I know it's not today or yesterday but being so close with Limerick and commencing on Thursday, it has this SIS deal foremost in thoughts this week. Maybe it's a pipe dream but the level of self-sufficiency described should be something to strive for. It is after all getting more difficult to get people through the door of any entertainment venue, just ask a publican! And, if you told me twenty years ago that any Senior Munster Championship Hurling match would be played in front of just 10,000 people, I would have laughed. But that's the changing face of modern entertainment and we have to start selling further, wider and more fervently.

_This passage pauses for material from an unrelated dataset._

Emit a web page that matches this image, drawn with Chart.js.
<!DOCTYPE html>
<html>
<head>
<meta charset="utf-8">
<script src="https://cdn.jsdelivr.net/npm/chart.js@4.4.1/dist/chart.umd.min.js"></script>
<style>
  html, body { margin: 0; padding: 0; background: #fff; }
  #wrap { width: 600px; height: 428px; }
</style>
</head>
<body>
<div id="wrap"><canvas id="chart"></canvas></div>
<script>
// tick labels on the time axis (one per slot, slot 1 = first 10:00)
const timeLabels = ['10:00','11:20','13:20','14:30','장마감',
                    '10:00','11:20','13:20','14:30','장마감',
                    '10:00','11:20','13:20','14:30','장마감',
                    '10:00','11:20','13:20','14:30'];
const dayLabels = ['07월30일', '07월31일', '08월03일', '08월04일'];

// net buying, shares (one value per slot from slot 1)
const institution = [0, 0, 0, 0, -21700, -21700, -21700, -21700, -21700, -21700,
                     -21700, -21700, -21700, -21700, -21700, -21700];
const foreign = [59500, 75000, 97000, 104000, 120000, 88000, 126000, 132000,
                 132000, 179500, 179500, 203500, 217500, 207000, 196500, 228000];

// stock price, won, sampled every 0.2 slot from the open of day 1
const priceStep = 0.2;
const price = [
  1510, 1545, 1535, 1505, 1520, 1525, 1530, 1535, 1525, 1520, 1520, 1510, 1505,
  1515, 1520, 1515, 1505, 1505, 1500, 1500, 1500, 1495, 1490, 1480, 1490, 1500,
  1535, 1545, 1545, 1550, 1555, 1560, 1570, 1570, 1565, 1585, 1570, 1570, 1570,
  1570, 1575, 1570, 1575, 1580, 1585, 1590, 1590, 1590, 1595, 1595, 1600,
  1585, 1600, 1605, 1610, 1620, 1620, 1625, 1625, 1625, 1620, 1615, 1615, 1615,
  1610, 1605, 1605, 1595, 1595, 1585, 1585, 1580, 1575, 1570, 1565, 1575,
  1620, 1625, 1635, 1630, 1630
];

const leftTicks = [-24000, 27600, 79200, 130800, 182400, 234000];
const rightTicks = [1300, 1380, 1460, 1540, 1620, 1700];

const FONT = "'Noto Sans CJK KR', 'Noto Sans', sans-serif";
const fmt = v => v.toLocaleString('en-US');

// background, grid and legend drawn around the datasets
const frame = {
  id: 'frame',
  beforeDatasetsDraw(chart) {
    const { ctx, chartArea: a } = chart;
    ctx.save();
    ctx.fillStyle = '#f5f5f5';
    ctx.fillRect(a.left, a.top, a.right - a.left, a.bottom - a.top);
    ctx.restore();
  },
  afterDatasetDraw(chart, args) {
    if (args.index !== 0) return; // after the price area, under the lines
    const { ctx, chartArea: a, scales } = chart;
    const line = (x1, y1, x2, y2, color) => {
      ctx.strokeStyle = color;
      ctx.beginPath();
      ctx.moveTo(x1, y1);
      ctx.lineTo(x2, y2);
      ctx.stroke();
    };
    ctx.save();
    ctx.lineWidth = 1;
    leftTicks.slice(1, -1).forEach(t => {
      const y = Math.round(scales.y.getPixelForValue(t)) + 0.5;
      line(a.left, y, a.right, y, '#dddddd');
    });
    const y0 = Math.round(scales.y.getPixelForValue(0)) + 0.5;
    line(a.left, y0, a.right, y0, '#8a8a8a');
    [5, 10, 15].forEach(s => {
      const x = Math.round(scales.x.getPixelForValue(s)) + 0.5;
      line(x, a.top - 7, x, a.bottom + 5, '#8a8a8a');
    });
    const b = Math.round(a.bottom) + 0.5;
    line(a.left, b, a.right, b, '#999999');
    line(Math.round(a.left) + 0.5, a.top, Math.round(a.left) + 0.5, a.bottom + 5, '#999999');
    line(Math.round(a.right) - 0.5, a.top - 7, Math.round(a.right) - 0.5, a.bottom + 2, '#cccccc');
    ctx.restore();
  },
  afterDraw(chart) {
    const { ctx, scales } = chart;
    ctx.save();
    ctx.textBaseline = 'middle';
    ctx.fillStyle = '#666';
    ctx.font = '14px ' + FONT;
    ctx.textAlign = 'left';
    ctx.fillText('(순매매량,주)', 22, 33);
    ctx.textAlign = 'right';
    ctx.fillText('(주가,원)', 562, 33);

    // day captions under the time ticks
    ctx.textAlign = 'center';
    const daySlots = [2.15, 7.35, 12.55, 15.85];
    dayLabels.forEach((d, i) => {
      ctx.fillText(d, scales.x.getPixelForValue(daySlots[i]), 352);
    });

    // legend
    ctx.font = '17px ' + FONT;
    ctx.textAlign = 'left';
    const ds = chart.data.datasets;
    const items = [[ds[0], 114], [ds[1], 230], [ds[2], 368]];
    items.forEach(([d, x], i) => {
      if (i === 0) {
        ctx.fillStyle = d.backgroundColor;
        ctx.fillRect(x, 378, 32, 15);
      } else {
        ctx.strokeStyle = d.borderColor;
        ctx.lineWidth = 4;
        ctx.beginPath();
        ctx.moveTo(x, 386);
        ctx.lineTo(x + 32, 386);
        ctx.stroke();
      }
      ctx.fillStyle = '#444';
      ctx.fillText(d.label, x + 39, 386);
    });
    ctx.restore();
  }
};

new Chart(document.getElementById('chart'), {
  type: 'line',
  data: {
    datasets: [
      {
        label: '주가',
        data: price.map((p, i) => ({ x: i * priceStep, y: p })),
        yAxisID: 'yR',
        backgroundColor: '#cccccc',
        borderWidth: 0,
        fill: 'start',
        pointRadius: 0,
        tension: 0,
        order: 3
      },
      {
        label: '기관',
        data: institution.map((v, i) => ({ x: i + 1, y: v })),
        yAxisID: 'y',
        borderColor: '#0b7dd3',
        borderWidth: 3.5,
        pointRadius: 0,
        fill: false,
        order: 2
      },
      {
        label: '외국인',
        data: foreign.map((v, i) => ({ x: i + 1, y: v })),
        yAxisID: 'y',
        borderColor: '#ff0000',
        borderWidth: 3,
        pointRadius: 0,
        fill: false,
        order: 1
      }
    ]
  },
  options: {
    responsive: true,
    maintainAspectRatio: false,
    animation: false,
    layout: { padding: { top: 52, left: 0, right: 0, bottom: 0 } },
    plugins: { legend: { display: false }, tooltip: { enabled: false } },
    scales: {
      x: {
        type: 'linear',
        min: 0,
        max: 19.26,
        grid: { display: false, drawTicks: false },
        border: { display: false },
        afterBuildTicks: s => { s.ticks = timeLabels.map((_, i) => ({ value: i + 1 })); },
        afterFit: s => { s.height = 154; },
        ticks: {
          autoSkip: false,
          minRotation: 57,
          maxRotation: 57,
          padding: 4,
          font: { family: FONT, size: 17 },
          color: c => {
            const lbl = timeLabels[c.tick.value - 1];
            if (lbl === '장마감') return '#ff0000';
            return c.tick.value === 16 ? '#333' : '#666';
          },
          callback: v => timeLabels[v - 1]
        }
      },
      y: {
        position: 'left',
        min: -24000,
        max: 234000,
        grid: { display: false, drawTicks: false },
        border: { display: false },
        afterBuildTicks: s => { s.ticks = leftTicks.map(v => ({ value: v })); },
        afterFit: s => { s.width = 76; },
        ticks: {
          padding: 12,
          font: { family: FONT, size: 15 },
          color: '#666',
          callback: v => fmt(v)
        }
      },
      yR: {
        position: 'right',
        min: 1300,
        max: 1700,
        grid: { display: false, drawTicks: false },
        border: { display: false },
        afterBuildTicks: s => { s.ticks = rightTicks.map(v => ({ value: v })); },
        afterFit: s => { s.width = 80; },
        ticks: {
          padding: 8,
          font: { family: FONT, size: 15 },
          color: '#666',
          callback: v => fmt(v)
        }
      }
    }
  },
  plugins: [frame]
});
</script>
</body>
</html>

Now let's try make the bookies pay a little more for the pictures at Limerick this Thursday! And, if you are asleep while the races are on, it doesn't count as earning money while your asleep if you have to be awake to earn the stake money in the first place!

RACE 1 TRAP 1 - A very mixed bunch of graded sprinters and none too consistent, while all capable of winning such a contest. A tough start to SIS meetings but BALLINISKA AMY has won on the last two occasions that she wore red and with respect to all connections, it would be quite appropriate should track stalwart Tommy Quaid begin a big weekend of sport for the Treaty county by returning the first SIS winner at Limerick.

RACE 2 TRAP 1 - So many graded events can be dictated by the draw and again, the rails runner may be the one to side with here. Two solid efforts in A4 before his bump last time read well in this context given that he has an ease in grade and BALLINULTY ILOVEU is two from two when in Trap 1. No cert....but the most significant pointers are in his favour, especially as the strong runner may get a pleasing tow to the back-straight from the early paced maiden on his immediate right.


RACE 4 TRAP 5 Another trappy affair which may be as simple as trusting the latest lines of form for JACKALS JET (NB), along with being the least exposed runner in the field, actually clocked an S3 time in his solid second a week ago and only a brace of his rivals have done that prior. With more scope to progress, a repeat of that latest run may suffice but any progress from it would make him very difficult to contain with surprises unlikely from his rivals.


RACE 10 TRAP 5 Five of these actually clashed a week ago and they all met some sort of a bump, bar tonight's rails runner who led them home while filling second and even outside of that clash, all would be difficult to adamantly separate. There is a strong case to be made for the odd one out however and BLACK EYE (NAP) made a rock solid return to Limerick at 350 last time. He is the only one of these to have reached A0 and has won at the top level. As close to Nap material as can be found on the card I'd suggest.